By Drazen Remikovic for Southeast European Times in Zagreb -- 24/08/12
Gazprom-Plinacro deal promises new jobs and lower bills in Croatia. [plinacro.hr]
After years of deliberation, the largest extractor of natural gas in the world, Russia's Gazprom, decided to build one part of the South Stream pipeline through Croatia instead of Hungary, media reported on Tuesday (August 21st).
According to daily newspaper Jutarnji List, the Russian company has agreed on the technical details with Croatian national gas company Plinacro Group for the pipeline to pass through the country. If the deal goes through, construction in Croatia would begin in 2015.
Officials from Plinacro have confirmed that negotiations with the Russian partner are ongoing, but said that they can't speak about the details of the contract.
"The national gas company … fully prepared when it comes to finance and technology to perform this job," Plinacro spokesperson Neda Erdeljac told SETimes. "With these facts, we met our Russian partners. However, the final decision on the direction of the South Stream pipeline will be up to Gazprom."

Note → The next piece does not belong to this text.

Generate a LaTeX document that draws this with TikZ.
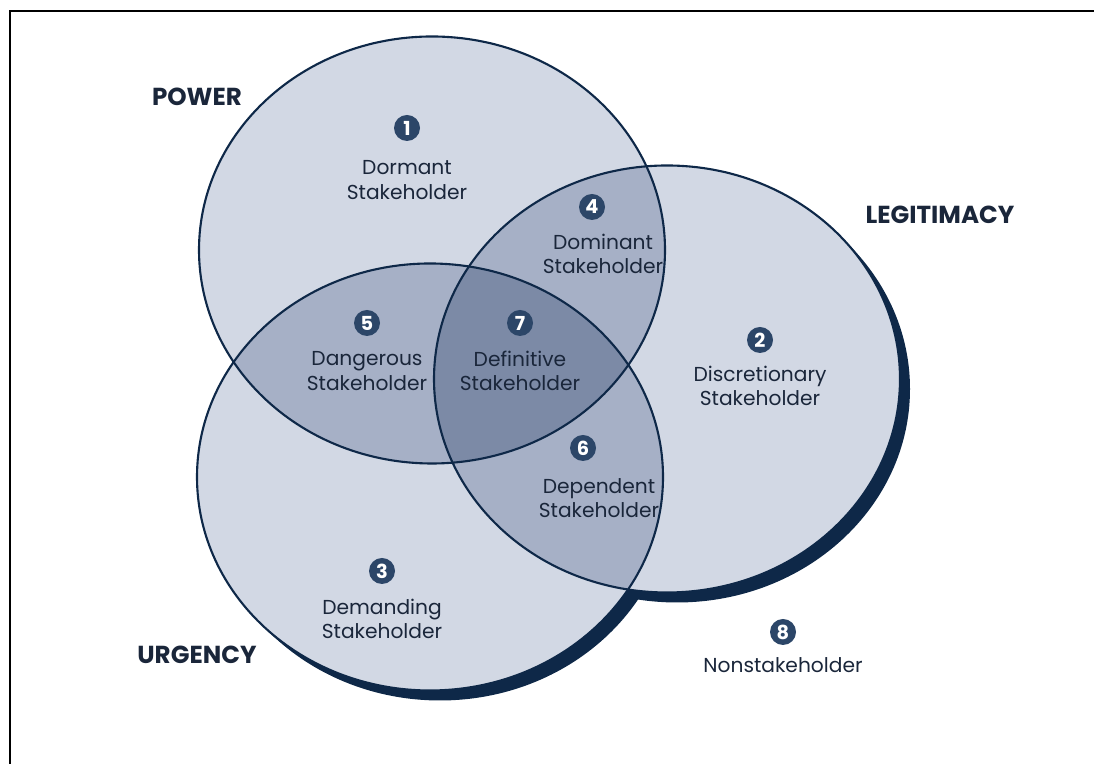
\documentclass[tikz,border=0pt]{standalone}
\usepackage{fontspec}
\setmainfont{Poppins}
\usepackage{tikz}
\usetikzlibrary{positioning, calc}
\definecolor{navy}{RGB}{14, 40, 72}
\definecolor{badgeblue}{RGB}{44, 70, 104}
\definecolor{textblue}{RGB}{26, 38, 58}
\definecolor{onefill}{RGB}{210, 216, 228}
\definecolor{twofill}{RGB}{166, 176, 198}
\definecolor{threefill}{RGB}{124, 138, 166}

\begin{document}
\begin{tikzpicture}[
  badge/.style={circle, fill=badgeblue, text=white, inner sep=0pt, minimum size=0.52cm, font=\fontsize{11}{11}\selectfont\bfseries},
  desc/.style={align=center, text=textblue, font=\fontsize{11.5}{14}\selectfont},
  setname/.style={text=textblue, font=\fontsize{14}{14}\selectfont\bfseries},
  outline/.style={draw=navy, line width=1.2pt}
]
  \useasboundingbox (0,0) rectangle (21.88,15.28);

  % frame
  \draw[line width=1.5pt] (0.2,0) -- (0.2,15.06) -- (21.88,15.06);

  % circle centres
  \coordinate (pw) at (8.64,10.28);
  \coordinate (ur) at (8.60,5.74);
  \coordinate (lg) at (13.34,7.70);
  \def\rx{4.66}
  \def\ry{4.27}

  % drop shadow
  \fill[navy] ($(lg)+(0.2,-0.2)$) ellipse ({\rx} and {\ry});
  \fill[navy] ($(ur)+(0.2,-0.2)$) ellipse ({\rx} and {\ry});

  % plain areas
  \fill[onefill] (pw) ellipse ({\rx} and {\ry});
  \fill[onefill] (ur) ellipse ({\rx} and {\ry});
  \fill[onefill] (lg) ellipse ({\rx} and {\ry});

  % two-way overlaps
  \begin{scope}
    \clip (pw) ellipse ({\rx} and {\ry});
    \fill[twofill] (ur) ellipse ({\rx} and {\ry});
    \fill[twofill] (lg) ellipse ({\rx} and {\ry});
  \end{scope}
  \begin{scope}
    \clip (ur) ellipse ({\rx} and {\ry});
    \fill[twofill] (lg) ellipse ({\rx} and {\ry});
  \end{scope}

  % three-way overlap
  \begin{scope}
    \clip (pw) ellipse ({\rx} and {\ry});
    \clip (ur) ellipse ({\rx} and {\ry});
    \fill[threefill] (lg) ellipse ({\rx} and {\ry});
  \end{scope}

  % outlines
  \draw[outline] (pw) ellipse ({\rx} and {\ry});
  \draw[outline] (ur) ellipse ({\rx} and {\ry});
  \draw[outline] (lg) ellipse ({\rx} and {\ry});

  % set names
  \node[setname] (power) at (3.94,13.34) {POWER};
  \node[setname] (legit) at (18.80,10.98) {LEGITIMACY};
  \node[setname] (urgency) at (3.94,2.18) {URGENCY};

  % stakeholder classes
  \node[badge] (b1) at (8.14,12.72) {1};
  \node[desc] (t1) at (8.14,11.68) {Dormant\\Stakeholder};
  \node[badge] (b4) at (11.84,11.14) {4};
  \node[desc] (t4) at (12.06,10.20) {Dominant\\Stakeholder};
  \node[badge] (b5) at (7.34,8.82) {5};
  \node[desc] (t5) at (7.34,7.86) {Dangerous\\Stakeholder};
  \node[badge] (b7) at (10.40,8.82) {7};
  \node[desc] (t7) at (10.40,7.86) {Definitive\\Stakeholder};
  \node[badge] (b2) at (15.20,8.48) {2};
  \node[desc] (t2) at (15.20,7.56) {Discretionary\\Stakeholder};
  \node[badge] (b6) at (11.66,6.32) {6};
  \node[desc] (t6) at (11.98,5.32) {Dependent\\Stakeholder};
  \node[badge] (b3) at (7.64,3.86) {3};
  \node[desc] (t3) at (7.64,2.90) {Demanding\\Stakeholder};
  \node[badge] (b8) at (15.66,2.64) {8};
  \node[desc] (t8) at (15.66,1.98) {Nonstakeholder};
\end{tikzpicture}
\end{document}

If Croatia joins the South Stream project, then the transit route would be much shorter and cost-effective. According to the current technical plan between Plinacro and Gazprom, a completely new pipeline, 270km in length, would be built through the northern part of the country.
The value of the investment would be around 600 million euros, carrying about 30 billion cubic metres of gas through Croatia annually.
Damir Novotny, an economic analyst and former member of the governors' council at the Croatian National Bank, said that the construction of the pipeline through Croatia would improve the industry and safety standards in the country.
"The construction will bring benefits to the local construction firms and also open some new jobs. Croatian industry will have safer delivery of gas. As for the final cost of gas, it will probably remain the same as in the market, but will reduce gas distribution costs, which will reduce the monthly bills for gas to citizens and businesses," Novotny told SETimes.
Zdenko Lalic, director of Montmontaza Pipeline constuction company in Zagreb, said that the domestic companies have the skilled people and machinery necessary to do the job. Local construction firms have built more than 1,000km of pipeline in the last 10 years and are hoping for South Stream.
"Croatian builders are technically the best equipped of all the countries of the former Yugoslavia," Lalic said. "The big question is whether the domestic firms will survive until 2015 because of the extremely difficult financial situation."
"One thing is certain: if the government gives us that job, we will do it without any problem," Lalic told SETimes.
Under the current project, the South Stream pipeline is 3,600km long and starts in Russia, passing under the Black Sea, entering Bulgaria, continuing through Serbia and then Croatia, where it is separated into two branches—one going to Slovenia and Austria and the other to Italy.